**Direction:**
Below is a listing to transcribe in full and exactly; keep the pictures out.

**Information shown:**
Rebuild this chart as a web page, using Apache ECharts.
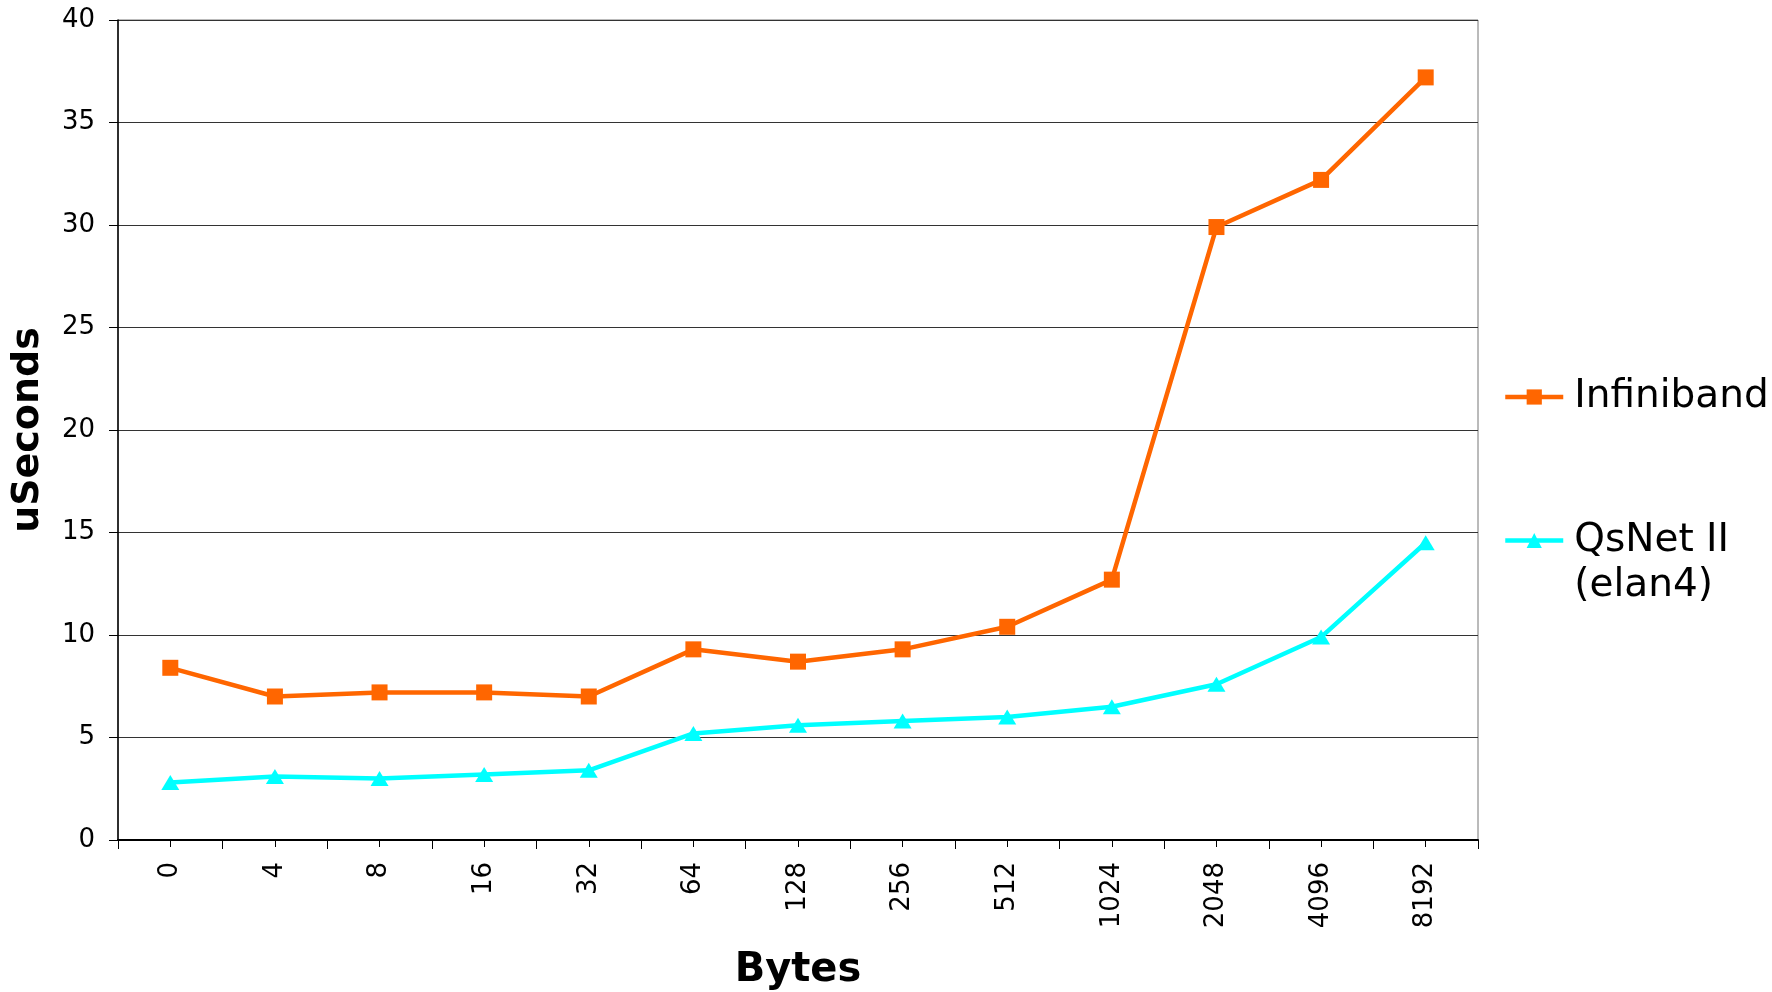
<!DOCTYPE html>
<html>
<head>
<meta charset="utf-8">
<script src="https://cdn.jsdelivr.net/npm/echarts@6/dist/echarts.min.js"></script>
<style>
  html, body { margin: 0; padding: 0; background: #fff; }
  #chart { width: 1772px; height: 992px; }
</style>
</head>
<body>
<div id="chart"></div>
<script>
// Message sizes (bytes) on the x axis
const categories = ['0', '4', '8', '16', '32', '64', '128', '256', '512', '1024', '2048', '4096', '8192'];

// Latency in microseconds
const infinibandName = 'Infiniband';
const infiniband = [8.4, 7.0, 7.2, 7.2, 7.0, 9.3, 8.7, 9.3, 10.4, 12.7, 29.9, 32.2, 37.2];

const qsnetName = 'QsNet II (elan4)';
const qsnet = [2.8, 3.1, 3.0, 3.2, 3.4, 5.2, 5.6, 5.8, 6.0, 6.5, 7.6, 9.9, 14.5];

const yMin = 0, yMax = 40, yStep = 5;

const FONT = '"DejaVu Sans", Verdana, sans-serif';

const chart = echarts.init(document.getElementById('chart'), null, { renderer: 'canvas' });

chart.setOption({
  backgroundColor: '#ffffff',
  animation: false,
  grid: {
    left: 118, top: 20, right: 294, bottom: 152,
    outerBoundsMode: 'none',
    containLabel: false,
    show: true, borderColor: '#777777', borderWidth: 1, backgroundColor: 'transparent'
  },
  legend: [
    {
      orient: 'vertical', left: 1498, top: 369,
      itemWidth: 58, itemHeight: 19,
      data: [infinibandName],
      lineStyle: { width: 4.5 },
      textStyle: { fontFamily: FONT, fontSize: 39, lineHeight: 46, color: '#000', padding: [0, 0, 0, 6] }
    },
    {
      orient: 'vertical', left: 1498, top: 468,
      itemWidth: 58, itemHeight: 19,
      data: [qsnetName],
      // blank first line keeps the marker level with "QsNet II"
      formatter: name => ' \n' + name.replace(' (', '\n('),
      lineStyle: { width: 4.5 },
      textStyle: { fontFamily: FONT, fontSize: 39, lineHeight: 45, color: '#000', padding: [0, 0, 0, 6] }
    }
  ],
  xAxis: [
    {
      type: 'category',
      data: categories,
      boundaryGap: true,
      name: 'Bytes',
      nameLocation: 'middle',
      nameGap: 111,
      nameTextStyle: { fontFamily: FONT, fontSize: 40, fontWeight: 'bold', color: '#000' },
      axisLine: { lineStyle: { color: '#000', width: 2 } },
      axisTick: { show: true, alignWithLabel: false, length: 9, lineStyle: { color: '#000', width: 1 } },
      axisLabel: { rotate: 90, margin: 22, fontFamily: FONT, fontSize: 26, color: '#000', interval: 0 },
      splitLine: { show: false }
    },
    {
      // centre ticks under each category
      type: 'category',
      data: categories,
      boundaryGap: true,
      position: 'bottom',
      axisLine: { show: false },
      axisTick: { show: true, alignWithLabel: true, length: 7, lineStyle: { color: '#000', width: 1 } },
      axisLabel: { show: false },
      splitLine: { show: false }
    }
  ],
  yAxis: {
    type: 'value',
    min: yMin, max: yMax, interval: yStep,
    name: 'uSeconds',
    nameLocation: 'middle',
    nameGap: 71,
    nameRotate: 90,
    nameTextStyle: { fontFamily: FONT, fontSize: 38, fontWeight: 'bold', color: '#000' },
    axisLine: { show: true, lineStyle: { color: '#000', width: 1.5 } },
    axisTick: { show: true, length: 9, lineStyle: { color: '#000', width: 1 } },
    axisLabel: { margin: 23, fontFamily: FONT, fontSize: 26, color: '#000' },
    splitLine: { show: true, lineStyle: { color: '#333333', width: 1 } }
  },
  series: [
    {
      name: infinibandName,
      type: 'line',
      data: infiniband,
      symbol: 'rect',
      symbolSize: 16,
      lineStyle: { color: '#FF6600', width: 4.5 },
      itemStyle: { color: '#FF6600' }
    },
    {
      name: qsnetName,
      type: 'line',
      data: qsnet,
      symbol: 'triangle',
      symbolSize: [18, 15],
      lineStyle: { color: '#00FFFF', width: 4.5 },
      itemStyle: { color: '#00FFFF' }
    }
  ]
});
</script>
</body>
</html>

**Reply:**
Rebuild this chart as a web page, using Apache ECharts.
<!DOCTYPE html>
<html>
<head>
<meta charset="utf-8">
<script src="https://cdn.jsdelivr.net/npm/echarts@6/dist/echarts.min.js"></script>
<style>
  html, body { margin: 0; padding: 0; background: #fff; }
  #chart { width: 1772px; height: 992px; }
</style>
</head>
<body>
<div id="chart"></div>
<script>
// Message sizes (bytes) on the x axis
const categories = ['0', '4', '8', '16', '32', '64', '128', '256', '512', '1024', '2048', '4096', '8192'];

// Latency in microseconds
const infinibandName = 'Infiniband';
const infiniband = [8.4, 7.0, 7.2, 7.2, 7.0, 9.3, 8.7, 9.3, 10.4, 12.7, 29.9, 32.2, 37.2];

const qsnetName = 'QsNet II (elan4)';
const qsnet = [2.8, 3.1, 3.0, 3.2, 3.4, 5.2, 5.6, 5.8, 6.0, 6.5, 7.6, 9.9, 14.5];

const yMin = 0, yMax = 40, yStep = 5;

const FONT = '"DejaVu Sans", Verdana, sans-serif';

const chart = echarts.init(document.getElementById('chart'), null, { renderer: 'canvas' });

chart.setOption({
  backgroundColor: '#ffffff',
  animation: false,
  grid: {
    left: 118, top: 20, right: 294, bottom: 152,
    outerBoundsMode: 'none',
    containLabel: false,
    show: true, borderColor: '#777777', borderWidth: 1, backgroundColor: 'transparent'
  },
  legend: [
    {
      orient: 'vertical', left: 1498, top: 369,
      itemWidth: 58, itemHeight: 19,
      data: [infinibandName],
      lineStyle: { width: 4.5 },
      textStyle: { fontFamily: FONT, fontSize: 39, lineHeight: 46, color: '#000', padding: [0, 0, 0, 6] }
    },
    {
      orient: 'vertical', left: 1498, top: 468,
      itemWidth: 58, itemHeight: 19,
      data: [qsnetName],
      // blank first line keeps the marker level with "QsNet II"
      formatter: name => ' \n' + name.replace(' (', '\n('),
      lineStyle: { width: 4.5 },
      textStyle: { fontFamily: FONT, fontSize: 39, lineHeight: 45, color: '#000', padding: [0, 0, 0, 6] }
    }
  ],
  xAxis: [
    {
      type: 'category',
      data: categories,
      boundaryGap: true,
      name: 'Bytes',
      nameLocation: 'middle',
      nameGap: 111,
      nameTextStyle: { fontFamily: FONT, fontSize: 40, fontWeight: 'bold', color: '#000' },
      axisLine: { lineStyle: { color: '#000', width: 2 } },
      axisTick: { show: true, alignWithLabel: false, length: 9, lineStyle: { color: '#000', width: 1 } },
      axisLabel: { rotate: 90, margin: 22, fontFamily: FONT, fontSize: 26, color: '#000', interval: 0 },
      splitLine: { show: false }
    },
    {
      // centre ticks under each category
      type: 'category',
      data: categories,
      boundaryGap: true,
      position: 'bottom',
      axisLine: { show: false },
      axisTick: { show: true, alignWithLabel: true, length: 7, lineStyle: { color: '#000', width: 1 } },
      axisLabel: { show: false },
      splitLine: { show: false }
    }
  ],
  yAxis: {
    type: 'value',
    min: yMin, max: yMax, interval: yStep,
    name: 'uSeconds',
    nameLocation: 'middle',
    nameGap: 71,
    nameRotate: 90,
    nameTextStyle: { fontFamily: FONT, fontSize: 38, fontWeight: 'bold', color: '#000' },
    axisLine: { show: true, lineStyle: { color: '#000', width: 1.5 } },
    axisTick: { show: true, length: 9, lineStyle: { color: '#000', width: 1 } },
    axisLabel: { margin: 23, fontFamily: FONT, fontSize: 26, color: '#000' },
    splitLine: { show: true, lineStyle: { color: '#333333', width: 1 } }
  },
  series: [
    {
      name: infinibandName,
      type: 'line',
      data: infiniband,
      symbol: 'rect',
      symbolSize: 16,
      lineStyle: { color: '#FF6600', width: 4.5 },
      itemStyle: { color: '#FF6600' }
    },
    {
      name: qsnetName,
      type: 'line',
      data: qsnet,
      symbol: 'triangle',
      symbolSize: [18, 15],
      lineStyle: { color: '#00FFFF', width: 4.5 },
      itemStyle: { color: '#00FFFF' }
    }
  ]
});
</script>
</body>
</html>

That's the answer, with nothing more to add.